== SET TASK ==
Gather all lines from the material that contain the word "this".

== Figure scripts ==
++++

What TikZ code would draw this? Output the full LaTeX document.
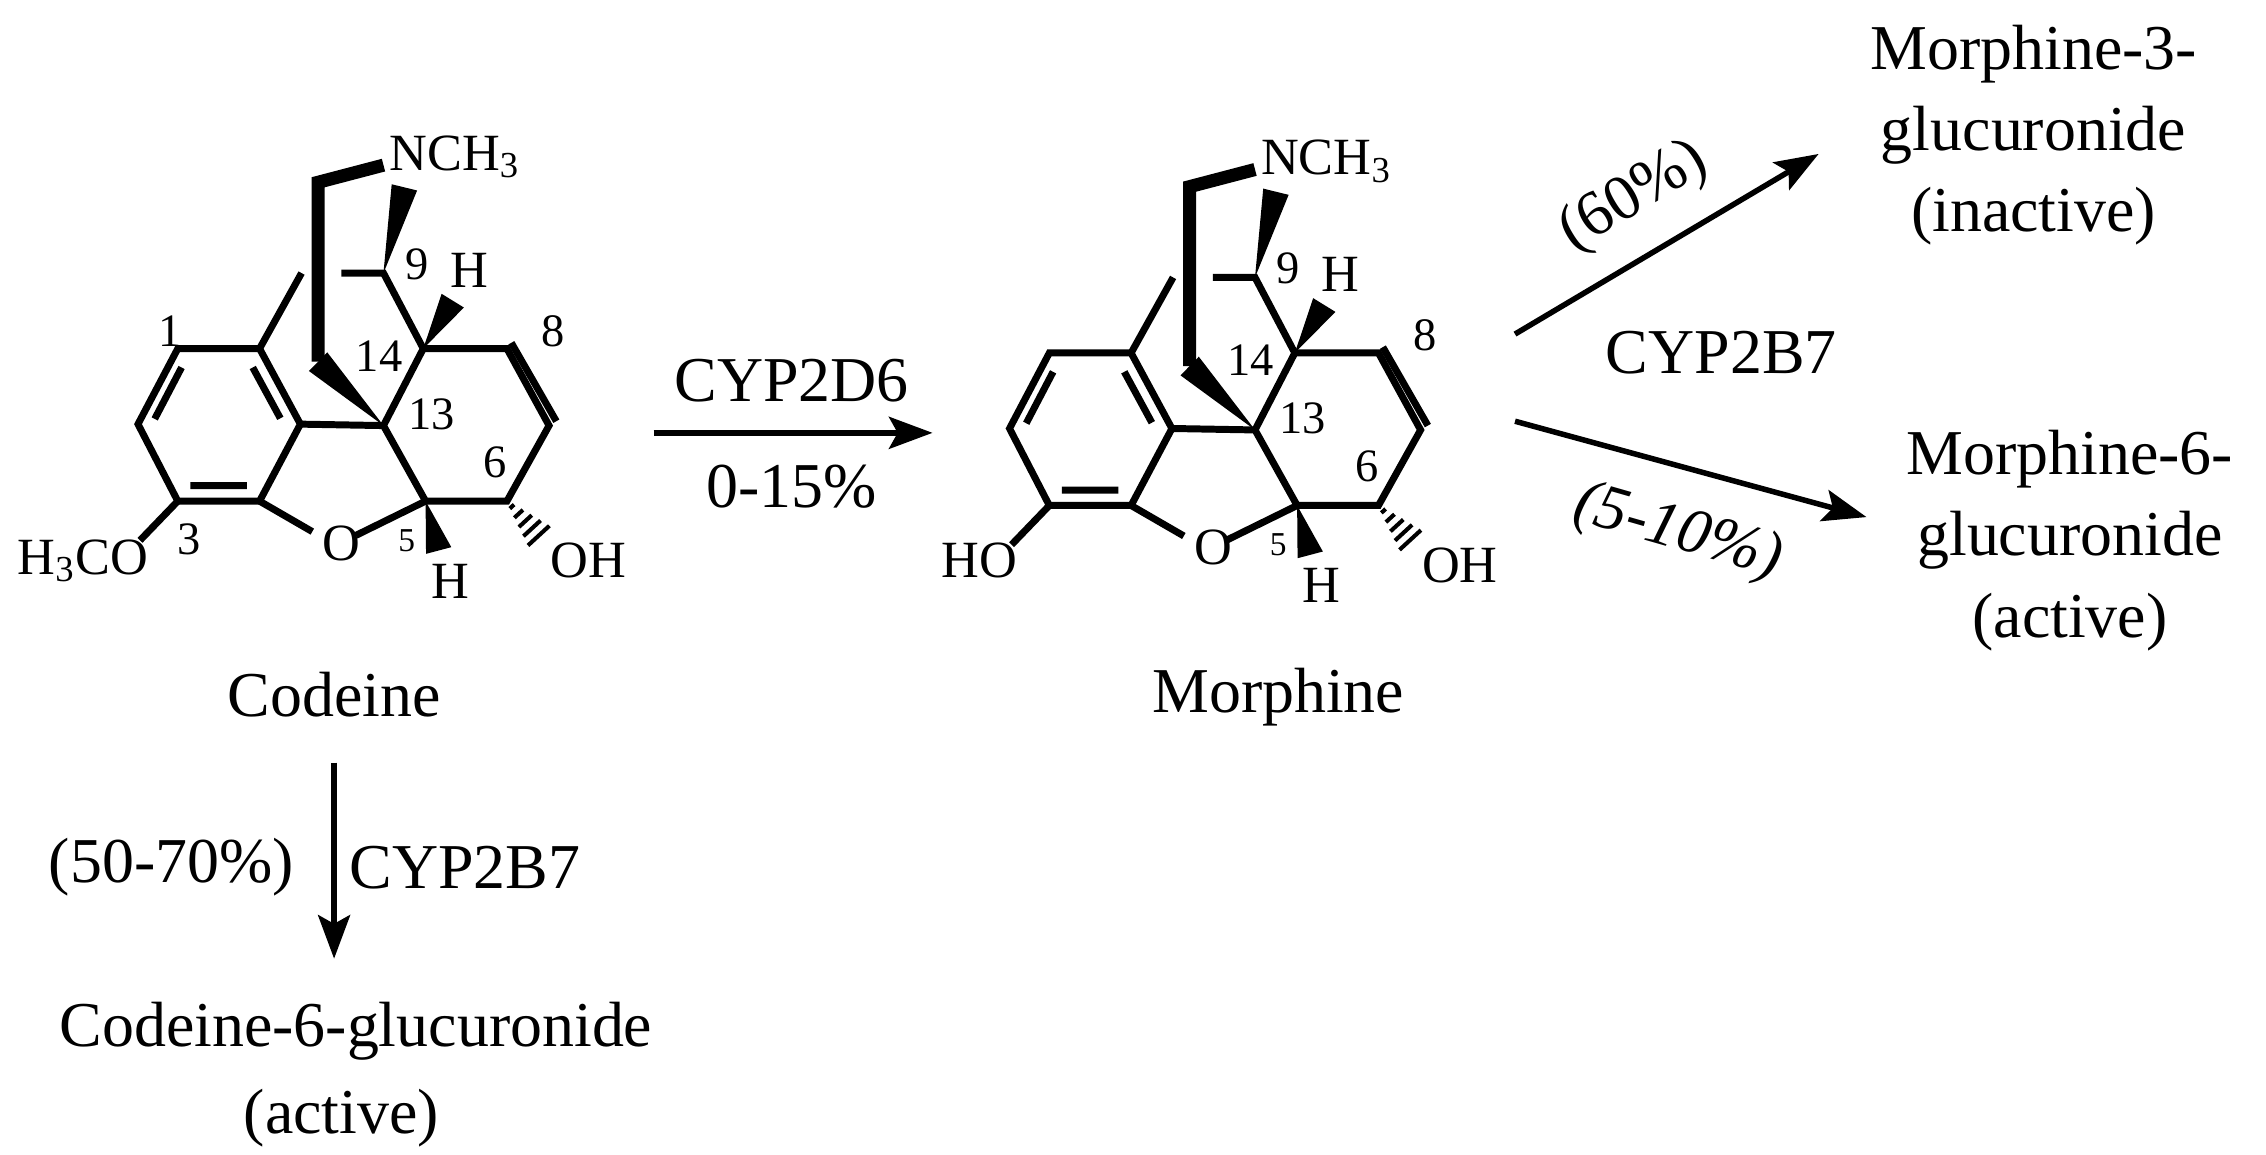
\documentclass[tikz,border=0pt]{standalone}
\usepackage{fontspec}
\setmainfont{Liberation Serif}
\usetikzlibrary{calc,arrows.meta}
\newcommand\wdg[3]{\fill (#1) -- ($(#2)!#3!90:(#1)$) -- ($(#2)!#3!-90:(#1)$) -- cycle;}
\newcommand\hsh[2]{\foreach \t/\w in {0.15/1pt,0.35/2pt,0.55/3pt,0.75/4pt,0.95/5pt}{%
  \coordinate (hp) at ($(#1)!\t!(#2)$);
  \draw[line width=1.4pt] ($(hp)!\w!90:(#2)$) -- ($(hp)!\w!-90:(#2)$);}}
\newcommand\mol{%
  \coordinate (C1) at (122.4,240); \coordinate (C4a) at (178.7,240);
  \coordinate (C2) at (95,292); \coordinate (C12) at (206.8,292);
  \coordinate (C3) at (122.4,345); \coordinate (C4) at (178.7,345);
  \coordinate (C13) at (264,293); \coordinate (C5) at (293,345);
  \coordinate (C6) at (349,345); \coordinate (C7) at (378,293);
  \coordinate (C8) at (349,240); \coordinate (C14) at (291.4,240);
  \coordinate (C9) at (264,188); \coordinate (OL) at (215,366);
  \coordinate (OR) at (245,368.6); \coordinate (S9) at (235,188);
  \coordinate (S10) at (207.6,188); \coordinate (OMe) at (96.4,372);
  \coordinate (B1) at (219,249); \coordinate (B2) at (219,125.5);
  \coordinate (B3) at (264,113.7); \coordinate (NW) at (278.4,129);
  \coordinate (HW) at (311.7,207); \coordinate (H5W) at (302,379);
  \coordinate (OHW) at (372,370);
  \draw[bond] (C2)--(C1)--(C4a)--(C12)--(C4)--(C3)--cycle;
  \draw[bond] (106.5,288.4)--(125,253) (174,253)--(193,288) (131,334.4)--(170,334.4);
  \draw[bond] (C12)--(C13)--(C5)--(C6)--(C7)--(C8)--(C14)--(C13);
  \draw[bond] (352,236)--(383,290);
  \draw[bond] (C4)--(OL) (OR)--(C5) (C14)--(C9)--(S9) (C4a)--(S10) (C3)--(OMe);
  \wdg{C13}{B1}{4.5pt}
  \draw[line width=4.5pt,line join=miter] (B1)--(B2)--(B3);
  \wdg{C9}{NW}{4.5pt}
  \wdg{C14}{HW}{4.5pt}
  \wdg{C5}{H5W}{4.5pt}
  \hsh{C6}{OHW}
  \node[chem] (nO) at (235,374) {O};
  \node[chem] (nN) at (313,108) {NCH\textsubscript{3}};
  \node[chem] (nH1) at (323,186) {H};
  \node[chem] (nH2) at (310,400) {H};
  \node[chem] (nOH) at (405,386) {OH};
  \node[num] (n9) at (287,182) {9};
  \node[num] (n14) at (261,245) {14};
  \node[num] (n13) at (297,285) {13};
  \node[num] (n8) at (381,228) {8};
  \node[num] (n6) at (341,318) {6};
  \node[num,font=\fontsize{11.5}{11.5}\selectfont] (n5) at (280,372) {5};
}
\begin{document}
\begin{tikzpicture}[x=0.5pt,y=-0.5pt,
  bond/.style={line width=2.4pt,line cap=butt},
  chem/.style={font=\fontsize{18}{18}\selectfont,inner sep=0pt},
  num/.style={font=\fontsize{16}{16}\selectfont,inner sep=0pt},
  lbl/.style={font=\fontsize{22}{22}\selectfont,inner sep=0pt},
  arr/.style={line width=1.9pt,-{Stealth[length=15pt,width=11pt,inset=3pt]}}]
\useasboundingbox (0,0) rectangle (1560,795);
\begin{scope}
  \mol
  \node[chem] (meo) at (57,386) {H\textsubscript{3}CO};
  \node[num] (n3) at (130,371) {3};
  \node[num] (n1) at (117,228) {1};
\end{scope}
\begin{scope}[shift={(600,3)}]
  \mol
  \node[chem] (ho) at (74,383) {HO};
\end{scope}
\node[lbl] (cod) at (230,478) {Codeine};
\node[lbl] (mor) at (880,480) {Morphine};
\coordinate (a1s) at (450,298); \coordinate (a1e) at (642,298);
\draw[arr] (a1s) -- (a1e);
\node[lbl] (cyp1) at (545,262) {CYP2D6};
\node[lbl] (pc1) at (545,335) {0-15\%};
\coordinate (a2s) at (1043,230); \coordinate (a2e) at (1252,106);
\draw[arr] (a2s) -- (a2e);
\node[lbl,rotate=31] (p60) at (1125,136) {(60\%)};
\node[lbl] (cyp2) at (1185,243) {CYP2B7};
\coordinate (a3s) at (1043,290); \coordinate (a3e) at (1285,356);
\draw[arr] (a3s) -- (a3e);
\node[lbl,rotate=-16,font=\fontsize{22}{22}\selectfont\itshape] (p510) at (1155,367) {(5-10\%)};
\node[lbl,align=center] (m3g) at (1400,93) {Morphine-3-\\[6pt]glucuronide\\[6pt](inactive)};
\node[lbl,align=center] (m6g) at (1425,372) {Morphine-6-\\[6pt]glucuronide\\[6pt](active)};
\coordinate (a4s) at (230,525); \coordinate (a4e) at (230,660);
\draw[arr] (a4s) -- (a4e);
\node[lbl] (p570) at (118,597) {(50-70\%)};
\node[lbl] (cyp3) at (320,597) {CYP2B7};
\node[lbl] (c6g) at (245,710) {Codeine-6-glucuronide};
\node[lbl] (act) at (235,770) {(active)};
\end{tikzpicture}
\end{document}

++++

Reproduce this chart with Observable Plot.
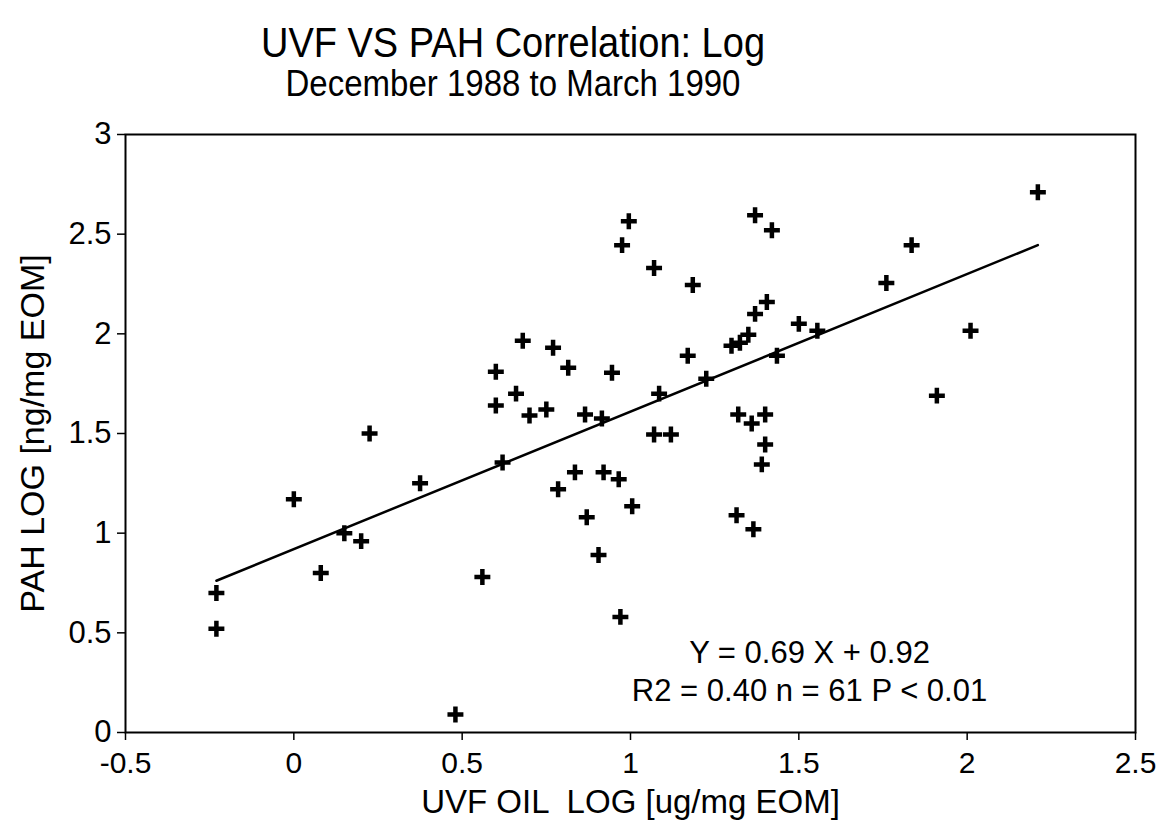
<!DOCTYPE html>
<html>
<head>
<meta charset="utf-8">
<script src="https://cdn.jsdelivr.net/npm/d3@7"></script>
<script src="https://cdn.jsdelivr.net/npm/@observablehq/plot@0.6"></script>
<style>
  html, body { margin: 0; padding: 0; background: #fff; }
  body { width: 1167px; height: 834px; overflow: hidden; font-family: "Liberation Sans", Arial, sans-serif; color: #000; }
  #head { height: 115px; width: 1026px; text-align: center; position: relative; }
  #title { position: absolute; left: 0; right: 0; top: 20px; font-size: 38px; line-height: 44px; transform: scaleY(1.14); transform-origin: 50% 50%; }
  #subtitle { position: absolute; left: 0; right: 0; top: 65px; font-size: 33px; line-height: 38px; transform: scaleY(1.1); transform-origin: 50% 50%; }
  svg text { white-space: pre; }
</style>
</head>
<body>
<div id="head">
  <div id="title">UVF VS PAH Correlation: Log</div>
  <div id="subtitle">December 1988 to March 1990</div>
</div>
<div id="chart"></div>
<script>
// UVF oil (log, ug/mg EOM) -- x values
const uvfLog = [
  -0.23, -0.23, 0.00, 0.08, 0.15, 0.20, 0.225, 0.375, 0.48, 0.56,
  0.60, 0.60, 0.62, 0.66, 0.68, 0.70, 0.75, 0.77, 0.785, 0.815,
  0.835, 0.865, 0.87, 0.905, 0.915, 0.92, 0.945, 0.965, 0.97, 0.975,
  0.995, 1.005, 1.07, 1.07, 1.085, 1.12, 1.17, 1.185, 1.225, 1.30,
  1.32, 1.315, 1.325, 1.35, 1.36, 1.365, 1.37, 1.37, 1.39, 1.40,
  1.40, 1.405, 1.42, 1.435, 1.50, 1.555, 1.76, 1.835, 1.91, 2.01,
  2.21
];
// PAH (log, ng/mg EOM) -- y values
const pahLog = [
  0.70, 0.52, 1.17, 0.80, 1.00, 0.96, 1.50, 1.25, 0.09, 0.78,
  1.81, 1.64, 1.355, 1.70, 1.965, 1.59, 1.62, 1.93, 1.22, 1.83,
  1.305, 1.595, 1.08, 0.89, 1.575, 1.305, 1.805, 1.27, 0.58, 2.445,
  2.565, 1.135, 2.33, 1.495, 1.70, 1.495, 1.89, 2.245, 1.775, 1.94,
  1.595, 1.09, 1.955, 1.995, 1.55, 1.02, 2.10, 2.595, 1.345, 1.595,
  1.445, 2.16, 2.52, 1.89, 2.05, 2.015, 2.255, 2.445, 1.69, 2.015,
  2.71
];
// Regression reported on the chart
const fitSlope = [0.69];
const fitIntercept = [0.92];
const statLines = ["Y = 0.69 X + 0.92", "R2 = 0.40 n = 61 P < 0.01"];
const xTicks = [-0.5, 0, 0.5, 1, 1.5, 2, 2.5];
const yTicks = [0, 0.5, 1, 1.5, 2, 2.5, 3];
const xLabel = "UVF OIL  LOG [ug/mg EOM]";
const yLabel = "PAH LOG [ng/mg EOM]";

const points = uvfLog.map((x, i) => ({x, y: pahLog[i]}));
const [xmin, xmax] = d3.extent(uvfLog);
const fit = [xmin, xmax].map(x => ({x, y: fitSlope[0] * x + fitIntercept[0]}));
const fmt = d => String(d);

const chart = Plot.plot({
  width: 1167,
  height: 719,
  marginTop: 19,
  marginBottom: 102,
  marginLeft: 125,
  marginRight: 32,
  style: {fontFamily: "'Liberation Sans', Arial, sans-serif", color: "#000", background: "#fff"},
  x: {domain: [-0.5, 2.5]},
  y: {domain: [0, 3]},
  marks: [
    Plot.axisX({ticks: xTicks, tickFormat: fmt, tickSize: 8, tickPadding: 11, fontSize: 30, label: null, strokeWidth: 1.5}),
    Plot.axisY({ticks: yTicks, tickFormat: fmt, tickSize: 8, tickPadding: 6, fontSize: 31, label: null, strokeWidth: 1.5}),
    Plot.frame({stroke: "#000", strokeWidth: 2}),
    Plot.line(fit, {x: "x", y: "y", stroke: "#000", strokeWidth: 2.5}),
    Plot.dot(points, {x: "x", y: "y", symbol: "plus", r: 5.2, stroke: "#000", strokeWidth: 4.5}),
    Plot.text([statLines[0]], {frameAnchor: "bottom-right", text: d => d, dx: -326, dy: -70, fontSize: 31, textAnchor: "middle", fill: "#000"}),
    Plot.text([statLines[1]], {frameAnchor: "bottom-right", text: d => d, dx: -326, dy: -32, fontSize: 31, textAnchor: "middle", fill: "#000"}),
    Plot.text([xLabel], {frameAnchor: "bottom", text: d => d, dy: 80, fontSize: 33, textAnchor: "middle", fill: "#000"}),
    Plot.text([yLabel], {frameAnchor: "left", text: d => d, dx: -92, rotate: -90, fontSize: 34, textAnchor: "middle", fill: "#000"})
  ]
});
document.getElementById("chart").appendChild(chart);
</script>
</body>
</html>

++++

== FINAL ANSWER ==
What TikZ code would draw this? Output the full LaTeX document.
Reproduce this chart with Observable Plot.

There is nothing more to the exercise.